Desde que se iniciaram, em meados dos anos setenta do século passado, eu assisto a transmissão pela televisão do desfile de escolas de samba do Rio de Janeiro.

Nesses quarenta anos (cacilda , como eu estou velho!), contam-se nos dedos os carnavais em que eu não estive pelo menos algumas horas em frente a televisão.

Acompanhar os desfiles na televisão despertou meu interesse pelo universo das escolas de samba, por isso agarrei, quando surgiram, todas as oportunidade de assisti-lo “in loco”. Pude então constatar a verdade do que todo mundo dizia sobre a transmissão dos desfiles: –  A televisão não reproduz nem uma pálida impressão do que se sente estando na avenida. Uma verdade que acredito que permanecerá não importa quanto se desenvolva a tecnologia de reprodução audiovisual.

Mas como quem não tem cão, caça com gato e convites para o sambódromo caros e raros, permaneço um contumaz assistente dos desfiles na tevê. Esse ano, como em tantos outros, me sentei no sofá para a maratona, que dada a duração da empreitada, inclui invariavelmente idas e vindas , conversas paralelas, interrupções e cochilos. Não resisti nem as duas primeiras escolas.

Algum gênio resolveu que o papel do samba-enredo na transmissão dos desfiles é servir de fundo musical para o time de comentaristas da televisão. Ouve-se o samba em primeiro plano uma vez, quando a escola inicia o desfile e isso é tudo. No resto do tempo, tome considerações sobre fantasias, alegorias, destaques e celebridades, tudo com um batuque distante e indistinto ao fundo.

Na verdade a transmissão desse ano foi apenas a culminância de uma longa trajetória rumo a irrelevância do samba, no desfile das escolas de SAMBA.  Imagino que para outras pessoas, que não tem relação maior com a música, a submissão total do samba aos brilhos e paetês não cause maior incômodo.  Para mim é razão de infinita irritação.

Infelizmente, o caso do desfile das escolas de samba não tem nada de único. Produtores e diretores brasileiros costumeiramente ignoram completamente a primeira parte da expressão audiovisual.
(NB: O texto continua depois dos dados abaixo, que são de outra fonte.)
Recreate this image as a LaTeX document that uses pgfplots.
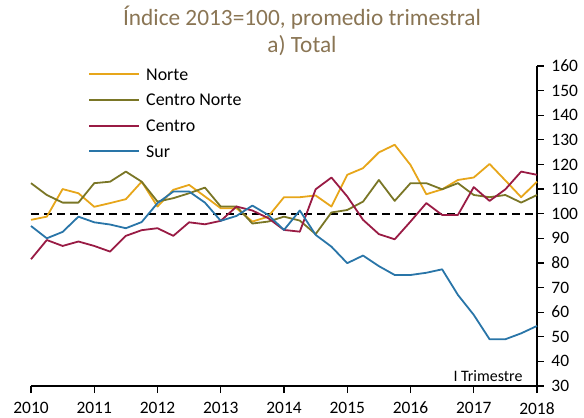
\documentclass[border=0pt]{standalone}
\usepackage{fontspec}
\setmainfont{Carlito}
\usepackage{pgfplots}
\usepackage{pgfplotstable}
\pgfplotsset{compat=1.18}

\definecolor{cnorte}{RGB}{231,166,26}
\definecolor{ccnorte}{RGB}{122,118,38}
\definecolor{ccentro}{RGB}{153,27,68}
\definecolor{csur}{RGB}{41,117,168}
\definecolor{ctitulo}{RGB}{138,117,84}

% indice 2013=100, promedio trimestral
\pgfplotstableread{
x       norte  cnorte centro sur
2010.00  97.5  112.4  81.5   95.0
2010.25  98.8  107.6  89.3   90.0
2010.50 110.0  104.5  86.9   92.6
2010.75 108.3  104.5  88.7   98.8
2011.00 102.8  112.4  86.9   96.5
2011.25 104.3  113.0  84.6   95.6
2011.50 105.9  117.1  91.0   94.1
2011.75 113.0  113.0  93.3   96.6
2012.00 102.9  104.9  94.1  104.3
2012.25 109.7  106.3  91.0  109.0
2012.50 111.7  108.3  96.5  109.0
2012.75 107.0  110.6  95.7  104.5
2013.00 102.2  102.9  97.1   97.1
2013.25 102.2  102.9 102.9   99.1
2013.50  96.8   96.0 101.3  103.3
2013.75  98.8   96.8  98.2   99.5
2014.00 106.7   98.8  93.4   93.4
2014.25 106.7   97.2  92.7  101.3
2014.50 107.4   91.7 109.9   91.4
2014.75 102.9  100.5 114.7   86.6
2015.00 115.8  101.5 107.0   79.9
2015.25 118.5  104.9  97.5   83.0
2015.50 124.9  113.7  91.7   78.7
2015.75 128.0  105.2  89.6   75.1
2016.00 119.8  112.4  96.8   75.1
2016.25 107.9  112.4 104.3   76.0
2016.50 109.9  109.9  99.5   77.4
2016.75 113.7  112.4  99.5   67.0
2017.00 114.7  107.6 110.8   58.9
2017.25 120.2  106.7 105.2   49.0
2017.50 113.5  107.6 109.9   49.0
2017.75 106.7  104.5 117.1   51.4
2018.00 113.0  107.6 115.8   54.4
}\datos

\begin{document}
\begin{tikzpicture}
\useasboundingbox (-31bp,-32bp) rectangle (553bp,386bp);
\begin{axis}[
    at={(0,0)}, anchor=south west,
    scale only axis,
    width=506bp, height=320bp,
    xmin=2010, xmax=2018,
    ymin=30, ymax=160,
    axis x line=bottom, axis y line=right,
    axis line style={-, line width=1.5bp, black},
    xtick={2010,2011,...,2018},
    xticklabels={2010,2011,2012,2013,2014,2015,2016,2017,2018},
    ytick={30,40,...,160},
    tick align=outside,
    major tick length=7bp,
    tick style={line width=1.3bp, black},
    ticklabel style={font=\fontsize{17.5}{21}\selectfont, black},
    /pgf/number format/assume math mode=true,
    xticklabel style={anchor=north, inner sep=0pt, yshift=-9bp},
    yticklabel style={anchor=west, xshift=4bp},
    clip=false,
    legend cell align=left,
    legend image code/.code={\draw[#1] (0bp,0bp) -- (50bp,0bp); \path (56bp,0bp);},
    legend image post style={line width=2bp},
    legend style={draw=none, fill=none, at={(57bp,318bp)}, anchor=north west,
        inner sep=0pt, row sep=13.7bp,
        font=\fontsize{18}{21}\selectfont,
        nodes={inner sep=0pt, text height=12bp, text depth=0pt}},
    every axis plot/.append style={line width=1.8bp, line join=round},
]
\addplot[black, line width=1.8bp, dash pattern=on 8bp off 5bp, forget plot]
    coordinates {(2010,100) (2018,100)};
\addplot[cnorte] table[x=x, y=norte] {\datos};
\addplot[ccnorte] table[x=x, y=cnorte] {\datos};
\addplot[ccentro] table[x=x, y=centro] {\datos};
\addplot[csur] table[x=x, y=sur] {\datos};
\legend{Norte, Centro Norte, Centro, Sur}
\node[anchor=base east, font=\fontsize{16}{19}\selectfont, xshift=-11bp, yshift=5bp]
    at (axis cs:2018,30) {I Trimestre};
\end{axis}
\node[anchor=base, font=\fontsize{23.4}{27}\selectfont, text=ctitulo]
    at (271bp,360bp) {Índice 2013=100, promedio trimestral};
\node[anchor=base, font=\fontsize{23.4}{27}\selectfont, text=ctitulo]
    at (271bp,333bp) {a) Total};
\end{tikzpicture}
\end{document}
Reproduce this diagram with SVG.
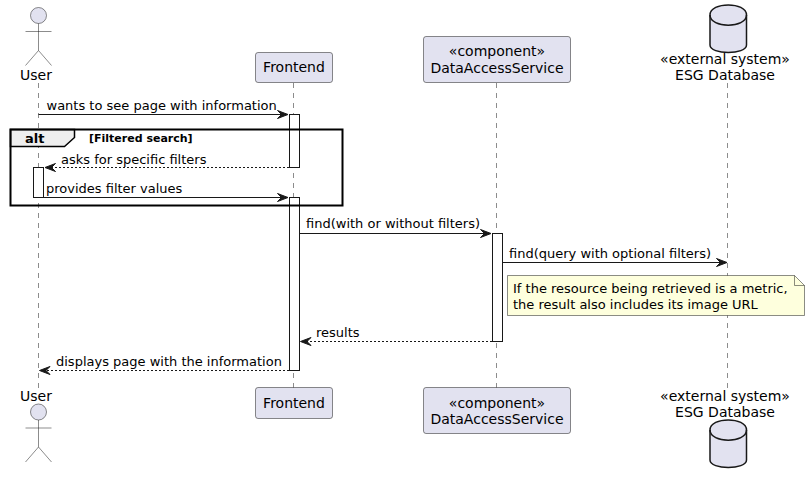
<svg xmlns="http://www.w3.org/2000/svg" width="809" height="482" viewBox="0 0 809 482">
<style>
text{font-family:"DejaVu Sans",sans-serif;font-size:14px;fill:#000}
.c{text-anchor:middle}
.m{font-size:13px}
.life{stroke:#181818;stroke-width:.5;stroke-dasharray:5 5;fill:none}
.part{fill:#E2E2F0;stroke:#181818;stroke-width:.5}
.act{fill:#fff;stroke:#181818;stroke-width:1}
.msg{stroke:#181818;stroke-width:1;fill:none}
.ret{stroke-dasharray:2 2}
.head{fill:#181818;stroke:#181818;stroke-width:1}
.db{fill:#E2E2F0;stroke:#181818;stroke-width:1.5}
.dbl{fill:none;stroke:#181818;stroke-width:1.5}
</style>
<defs>
<g id="actor" class="part"><circle cx="38.5" cy="15.5" r="8"/><path d="M38.500 23.500V50.500M25.500 31.500H51.500M38.500 50.500L25.500 65.500M38.500 50.500L51.500 65.500" fill="none"/></g>
<path id="hr" d="M-10.500 -4L0 0L-10.500 4L-6.500 0Z"/>
<path id="hl" d="M10.500 -4L0 0L10.500 4L6.500 0Z"/>
</defs>
<g id="lifelines">
<path class="life" d="M38.500 83V388M293.500 83V388M496.500 83V388M727.500 83V388"/>
</g>
<g id="node-user">
<use href="#actor"/>
<text class="c" x="36" y="80">User</text>
<text class="c" x="36" y="401">User</text>
<use href="#actor" y="396.500"/>
</g>
<g id="node-frontend">
<rect class="part" x="255.500" y="52.500" width="77" height="30" rx="2.500"/>
<text class="c" x="294" y="72">Frontend</text>
<rect class="part" x="255.500" y="387.500" width="77" height="31" rx="2.500"/>
<text class="c" x="294" y="408">Frontend</text>
</g>
<g id="node-das">
<rect class="part" x="423.500" y="36.500" width="147" height="46" rx="2.500"/>
<text class="c" x="497" y="56">«component»</text>
<text class="c" x="497" y="72.500">DataAccessService</text>
<rect class="part" x="423.500" y="387.500" width="147" height="46" rx="2.500"/>
<text class="c" x="497" y="407.500">«component»</text>
<text class="c" x="497" y="424">DataAccessService</text>
</g>
<g id="node-esg">
<path class="db" d="M710 15C710 1.500 746.500 1.500 746.500 15V45C746.500 55 710 55 710 45Z"/>
<path class="dbl" d="M710 15C710 28.500 746.500 28.500 746.500 15"/>
<text class="c" x="725" y="64">«external system»</text>
<text class="c" x="725" y="80">ESG Database</text>
<text class="c" x="725" y="400.500">«external system»</text>
<text class="c" x="725" y="417">ESG Database</text>
<path class="db" d="M710 430C710 416.500 746.500 416.500 746.500 430V460C746.500 470 710 470 710 460Z"/>
<path class="dbl" d="M710 430C710 443.500 746.500 443.500 746.500 430"/>
</g>
<g id="activations">
<rect class="act" x="289.500" y="114.500" width="10" height="53"/>
<rect class="act" x="33.500" y="167.500" width="10" height="30"/>
<rect class="act" x="289.500" y="197.500" width="10" height="173"/>
<rect class="act" x="492.500" y="233.500" width="10" height="108"/>
</g>
<g id="frame-alt">
<path d="M10.500 129.500H74.500V137.500L64.500 146.500H10.500Z" fill="#EEE" stroke="#000" stroke-width="1.500"/>
<rect x="10.500" y="129.500" width="332" height="76" fill="none" stroke="#000" stroke-width="2"/>
<text x="25" y="142.500" style="font-size:13px;font-weight:bold">alt</text>
<text x="89" y="142" style="font-size:11px;font-weight:bold">[Filtered search]</text>
</g>
<g id="connectors">
<path class="msg" d="M38.500 114.500H283"/><use class="head" href="#hr" x="288" y="114.500"/>
<text class="m" x="46.500" y="110">wants to see page with information</text>
<path class="msg ret" d="M289 167.500H50"/><use class="head" href="#hl" x="45" y="167.500"/>
<text class="m" x="61" y="163.500">asks for specific filters</text>
<path class="msg" d="M43.500 197.500H283"/><use class="head" href="#hr" x="288" y="197.500"/>
<text class="m" x="46" y="192.500">provides filter values</text>
<path class="msg" d="M299.500 233.500H486"/><use class="head" href="#hr" x="491" y="233.500"/>
<text class="m" x="306" y="228">find(with or without filters)</text>
<path class="msg" d="M502.500 262.500H722"/><use class="head" href="#hr" x="727" y="262.500"/>
<text class="m" x="509" y="257.500">find(query with optional filters)</text>
<path class="msg ret" d="M492 341.500H305"/><use class="head" href="#hl" x="300.500" y="341.500"/>
<text class="m" x="316" y="337">results</text>
<path class="msg ret" d="M289 370.500H44"/><use class="head" href="#hl" x="39.500" y="370.500"/>
<text class="m" x="56" y="366">displays page with the information</text>
</g>
<g id="note">
<path d="M507.500 275.500H794.500L804.500 285.500V315.500H507.500Z" fill="#FEFFDD" stroke="#181818" stroke-width=".5"/>
<path d="M794.500 275.500V285.500H804.500" fill="none" stroke="#181818" stroke-width=".5"/>
<text class="m" x="513" y="292.500">If the resource being retrieved is a metric,</text>
<text class="m" x="513" y="308.500">the result also includes its image URL</text>
</g>
</svg>
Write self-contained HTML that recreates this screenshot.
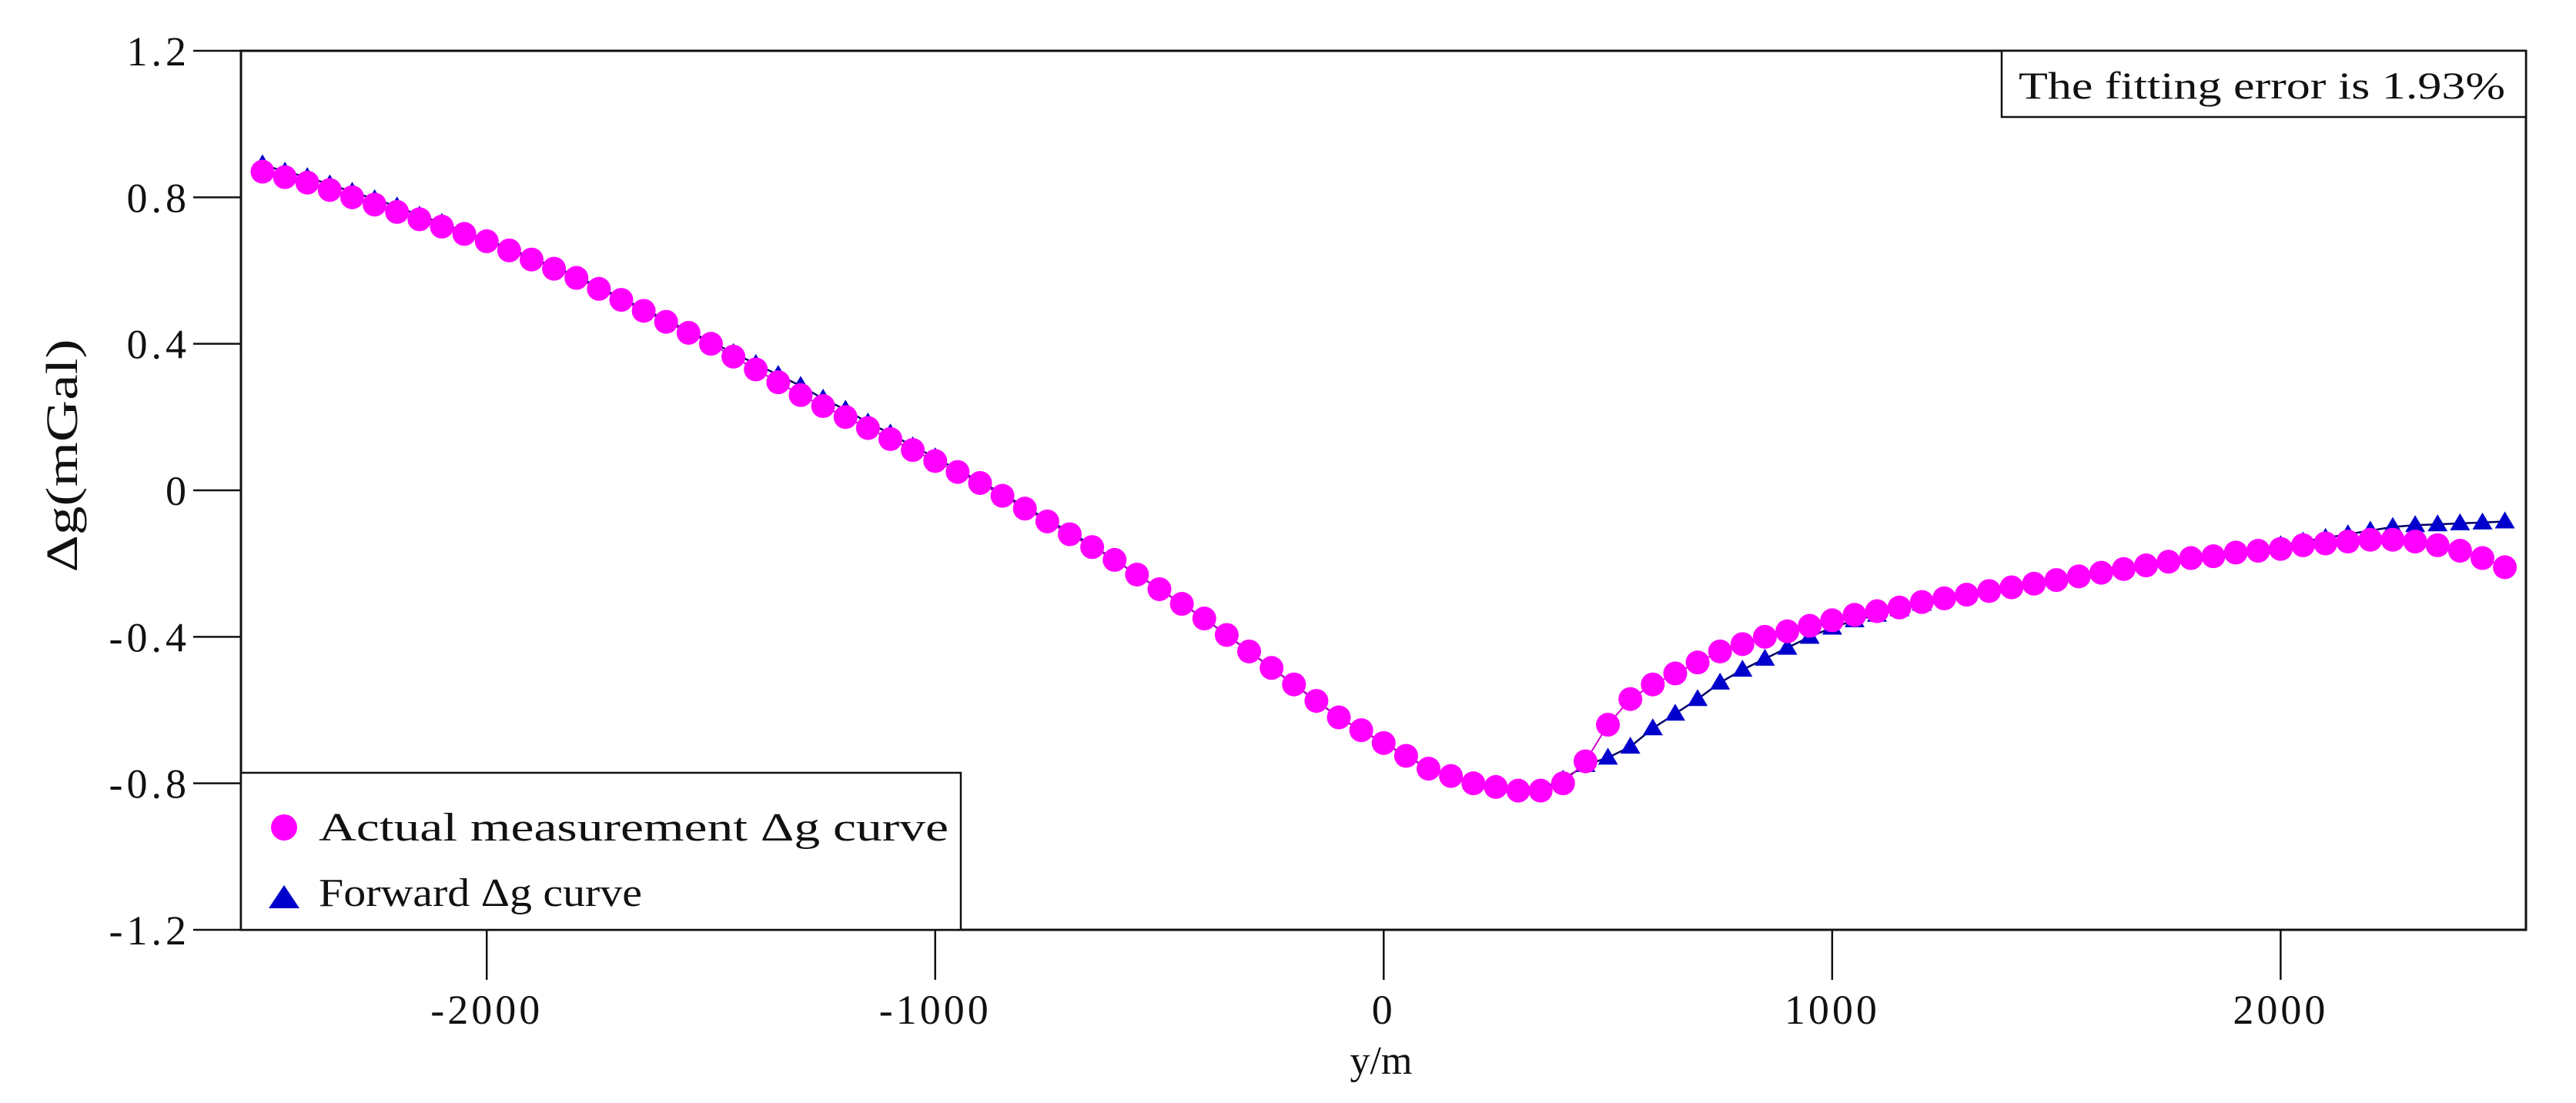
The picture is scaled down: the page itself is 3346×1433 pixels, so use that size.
<!DOCTYPE html>
<html><head><meta charset="utf-8"><style>
html,body{margin:0;padding:0;background:#fff;}
svg{display:block;}
text{font-family:"Liberation Serif","DejaVu Serif",serif;fill:#111;}
</style></head><body>
<svg id="chart" width="3346" height="1433" viewBox="0 0 3346 1433" xmlns="http://www.w3.org/2000/svg">
<rect x="0" y="0" width="3346" height="1433" fill="#fff"/>
<g id="grid"></g>
<g id="series"></g>
<rect x="313" y="66" width="2968" height="1142" fill="none" stroke="#111" stroke-width="3"/>
<g id="axes"></g>
<text transform="translate(100,592) rotate(-90)" text-anchor="middle" font-size="58" textLength="303" lengthAdjust="spacingAndGlyphs" font-family="Liberation Sans, sans-serif">Δg(mGal)</text>
<text x="1794" y="1395" text-anchor="middle" font-size="52">y/m</text>
<g>
<rect x="2600" y="66" width="681" height="86" fill="#fff" stroke="#111" stroke-width="2.5"/>
<text x="2622" y="128" font-size="50" textLength="632" lengthAdjust="spacingAndGlyphs">The fitting error is 1.93%</text>
</g>
<g>
<rect x="313" y="1004" width="935" height="204" fill="#fff" stroke="#111" stroke-width="2.5"/>
<g>
<circle cx="369" cy="1075" r="17" fill="#ff00ff"/>
<text x="414" y="1092" font-size="52" textLength="818" lengthAdjust="spacingAndGlyphs">Actual measurement Δg curve</text>
</g>
<g>
<polygon points="349,1180 389,1180 369,1150" fill="#0000cc"/>
<text x="414" y="1177" font-size="52" textLength="420" lengthAdjust="spacingAndGlyphs">Forward Δg curve</text>
</g>
</g>
</svg>
<script>
const xValues = [];
for (let k = 0; k <= 100; k++) xValues.push(-2500 + 50 * k);
const actualValues = [0.87,0.855,0.84,0.82,0.80,0.78,0.76,0.74,0.72,0.70,0.68,0.655,0.63,0.605,0.58,0.55,0.52,0.49,0.46,0.43,0.40,0.365,0.33,0.295,0.26,0.23,0.20,0.17,0.14,0.11,0.08,0.05,0.02,-0.015,-0.05,-0.085,-0.12,-0.155,-0.19,-0.23,-0.27,-0.31,-0.35,-0.395,-0.44,-0.485,-0.53,-0.575,-0.62,-0.655,-0.69,-0.725,-0.76,-0.78,-0.80,-0.81,-0.82,-0.82,-0.80,-0.74,-0.64,-0.57,-0.53,-0.50,-0.47,-0.44,-0.42,-0.40,-0.385,-0.37,-0.355,-0.34,-0.33,-0.32,-0.305,-0.295,-0.285,-0.275,-0.265,-0.255,-0.245,-0.235,-0.225,-0.215,-0.205,-0.195,-0.185,-0.18,-0.17,-0.165,-0.16,-0.15,-0.145,-0.14,-0.135,-0.135,-0.14,-0.15,-0.165,-0.185,-0.21];
const forwardValues = [0.89,0.87,0.855,0.835,0.815,0.795,0.775,0.75,0.73,0.705,0.685,0.66,0.635,0.61,0.585,0.555,0.525,0.495,0.465,0.435,0.405,0.375,0.345,0.315,0.285,0.25,0.22,0.185,0.155,0.12,0.09,0.055,0.025,-0.01,-0.045,-0.08,-0.115,-0.15,-0.19,-0.23,-0.27,-0.31,-0.35,-0.395,-0.44,-0.485,-0.53,-0.575,-0.62,-0.655,-0.69,-0.725,-0.76,-0.78,-0.80,-0.81,-0.82,-0.815,-0.79,-0.75,-0.73,-0.70,-0.65,-0.61,-0.57,-0.525,-0.49,-0.46,-0.43,-0.40,-0.375,-0.355,-0.34,-0.325,-0.31,-0.295,-0.285,-0.275,-0.265,-0.255,-0.245,-0.235,-0.225,-0.215,-0.205,-0.195,-0.185,-0.175,-0.165,-0.16,-0.15,-0.14,-0.13,-0.12,-0.11,-0.10,-0.095,-0.093,-0.09,-0.088,-0.085];
const xTicks = [-2000,-1000,0,1000,2000];
const xTickLabels = ["-2000","-1000","0","1000","2000"];
const yTicks = [1.2,0.8,0.4,0,-0.4,-0.8,-1.2];
const yTickLabels = ["1.2","0.8","0.4","0","-0.4","-0.8","-1.2"];

const NS = "http://www.w3.org/2000/svg";
const X0 = 313, X1 = 3281, Y0 = 66, Y1 = 1208;
const xMin = -2548, xMax = 2547, yMin = -1.2, yMax = 1.2;
function sx(v){ return X0 + (v - xMin) / (xMax - xMin) * (X1 - X0); }
function sy(v){ return Y1 - (v - yMin) / (yMax - yMin) * (Y1 - Y0); }
function mk(tag, attrs, parent){ const e = document.createElementNS(NS, tag); for (const k in attrs) e.setAttribute(k, attrs[k]); parent.appendChild(e); return e; }

const axes = document.getElementById("axes");
xTicks.forEach((t, i) => {
  const g = mk("g", {}, axes);
  
  
  mk("line", {x1: sx(t), x2: sx(t), y1: Y1, y2: Y1 + 65, stroke: "#111", "stroke-width": 2.5}, g);
  const tx = mk("text", {x: sx(t), y: 1330, "text-anchor": "middle", "font-size": 54, "letter-spacing": 4}, g);
  tx.textContent = xTickLabels[i];
});
yTicks.forEach((t, i) => {
  const g = mk("g", {}, axes);
  
  
  mk("line", {x1: 251, x2: X0, y1: sy(t), y2: sy(t), stroke: "#111", "stroke-width": 2.5}, g);
  const tx = mk("text", {x: 247, y: sy(t) + 19, "text-anchor": "end", "font-size": 54, "letter-spacing": 5}, g);
  tx.textContent = yTickLabels[i];
});

const series = document.getElementById("series");
const fg = mk("g", {}, series);


const fpts = xValues.map((x, i) => sx(x) + "," + sy(forwardValues[i])).join(" ");
const fl = mk("polyline", {points: fpts, fill: "none", stroke: "#000066", "stroke-width": 2.5}, fg);


xValues.forEach((x, i) => {
  const cx = sx(x), cy = sy(forwardValues[i]);
  const p = mk("polygon", {points: (cx-13)+","+(cy+9)+" "+(cx+13)+","+(cy+9)+" "+cx+","+(cy-13), fill: "#0000cc"}, fg);
  
  
});
const ag = mk("g", {}, series);


const apts = xValues.map((x, i) => sx(x) + "," + sy(actualValues[i])).join(" ");
const al = mk("polyline", {points: apts, fill: "none", stroke: "#cc00cc", "stroke-width": 2}, ag);


xValues.forEach((x, i) => {
  const c = mk("circle", {cx: sx(x), cy: sy(actualValues[i]), r: 15.5, fill: "#ff00ff"}, ag);
  
  
});
</script>
</body></html>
Transmissões de shows musicais são outra coisa que regularmente me fazem espumar de raiva. Há verba para cenários, apresentadores, vinte e cinco câmeras, gruas, satélites, mas nunca para uma mesa de mixagem e um profissional experiente para opera-la.

A cultura de desconsideração pelo áudio na produção audiovisual brasileira vem de longe, e foi ela que levou a ideia, disseminada nas tevês por décadas, que programas musicais não dão audiência.

Mas há um fio de esperança nesse cenário de desolação. O programa “The Voice” da Rede Globo é um sucesso absoluto e não por acaso seus números musicais são criados e produzidos por profissionais de música e áudio do primeiro time.

Poderia ser um caminho para a salvação do casamento do áudio com o visual, mas não me surpreenderá se atribuírem o sucesso do programa aos personagens, ao cenário, ou a direção de imagens.